Remark $ $ We used $\ \bmod cn\!:\ cb \equiv c(b \bmod n),\ $ the mod Distributive Law. Note that above congruence is trivially true (has form $\,0^N\equiv 0)$ if $\,7\mid a\,$ so we can restrict to $\,7\nmid a$ for Fermat.

More generally it is the special case $\,p,q,e,f = 3,7,1,J^K\!-1\,$ of the following

Lemma $\,p\neq q\,$ primes and $\, \color{#c00}{p\!-\!1,\,q\!-\!1\mid k}\ $ $\Rightarrow\, pq\mid a^e(a^f\!-\!1)\,$ for all $\,a\,$ and $\,e>0$

This generalizes further as below. See this answer for proofs and examples.

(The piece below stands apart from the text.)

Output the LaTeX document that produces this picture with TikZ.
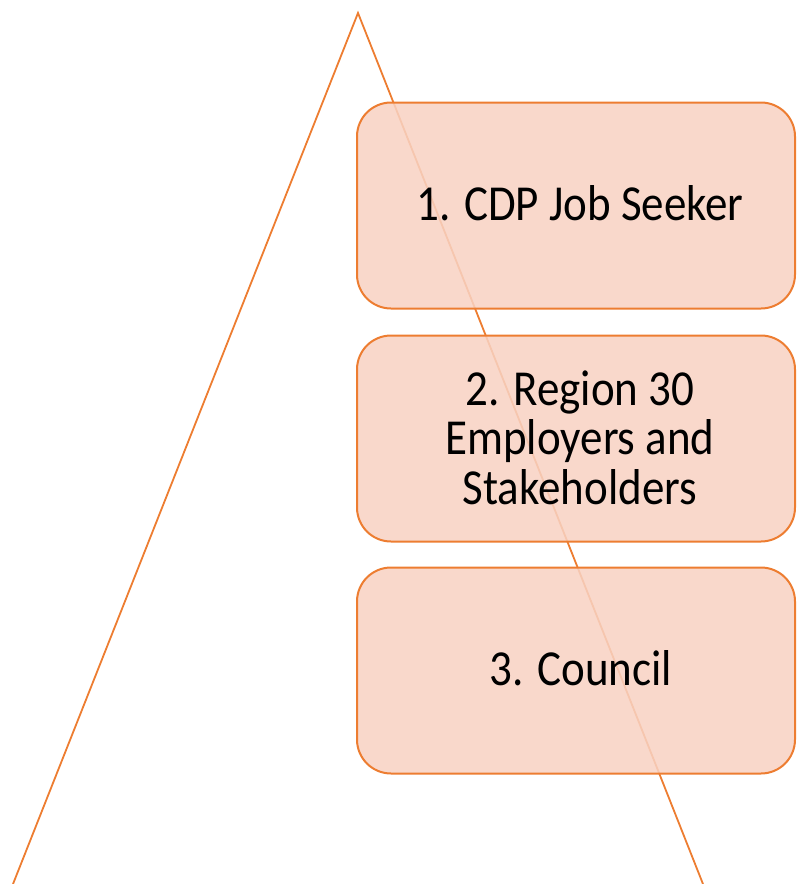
\documentclass[tikz,border=0pt]{standalone}
\usepackage{fontspec}
\setmainfont{Carlito}
\definecolor{edgeor}{HTML}{ED7D31}
\definecolor{boxfill}{HTML}{F8D2C3}
\newcommand{\tallstage}[1]{\scalebox{1}[1.12]{\begin{tabular}{@{}c@{}}#1\end{tabular}}}
\tikzset{
  tri/.style={draw=edgeor, line width=1.8pt},
  stage/.style={draw=edgeor, line width=2pt, fill=boxfill, fill opacity=0.86, text opacity=1,
    rounded corners=34pt, minimum width=438pt, minimum height=206pt, align=center,
    font=\fontsize{45}{44}\selectfont, text=black, inner sep=0pt},
  stagetext/.style={font=\fontsize{45}{43}\selectfont, inner sep=0pt}
}
\begin{document}
\begin{tikzpicture}[x=1pt,y=-1pt]
\useasboundingbox (0,0) rectangle (797,884);
\coordinate (apex) at (358,13);
\coordinate (bl) at (13,884);
\coordinate (br) at (703,884);
\draw[tri] (bl) -- (apex) -- (br);
\node[stage] (s1) at (576,205.5) {};
\node[stage] (s2) at (576,438.5) {};
\node[stage] (s3) at (576,670.5) {};
\node[stagetext] (t1) at ([xshift=4pt,yshift=-5pt]s1.center) {\tallstage{1. CDP Job Seeker}};
\node[stagetext] (t2) at ([xshift=4pt,yshift=-6pt]s2.center) {\tallstage{2. Region 30\\Employers and\\Stakeholders}};
\node[stagetext] (t3) at ([xshift=5pt,yshift=-5pt]s3.center) {\tallstage{3. Council}};
\end{tikzpicture}
\end{document}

Theorem $\ $ Suppose that $\ m\in \mathbb N\ $ has the prime factorization $\:m = p_1^{e_{1}}\cdots\:p_k^{e_k}\ $ and suppose that for all $\,i,\,$ $\ e\ge e_i\ $ and $\ \phi(p_i^{e_{i}})\mid f.\ $ Then $\ m\mid a^e(a^f-1)\ $ for all $\: a\in \mathbb Z.$

Answer 3

Think of it as bootstrapping.

If $a,n$ are relatively prime then $a^{\phi n} \equiv 1 \pmod n$. So $a^{k}\equiv a^{m}\pmod n$ if $k\equiv m \pmod \phi(n)$. And so solving $a^{b^c} \pmod n$ is a matter of solving $b^c \pmod {\phi(n)}$ and if $b, \phi (n)$ are relatively prime this is a matter of solve $c \pmod {\phi(\phi n)}$ and we can boot strap this forever.

But if they aren't relatively prime we may have to bring in Chinese remainder theorem.

$\gcd (18, 21)=3$ so break this to i) $x \equiv 0 \pmod 3$ and ii) $x \equiv 18^{19^{20}} \pmod 7$.

And ii) is a matter of $19^{20} \pmod {\phi(7) = 6}$.

And as $19 \equiv 1 \pmod 6$ we don't have to do much more. $19^{20} \equiv 1 \pmod 6$ so $18^{19^{20}}\equiv 18^{1}\equiv 4 \pmod 7$.

So we have to solve $x \equiv 0 \pmod 3$ and $x \equiv 4 \pmod 7$ to get $18^{19^{20}} \equiv x \pmod {21}$ and well, we .... really don't have to do much as we started with $18 \equiv 0 \pmod 3$ and $18 \equiv 4 \pmod 7$.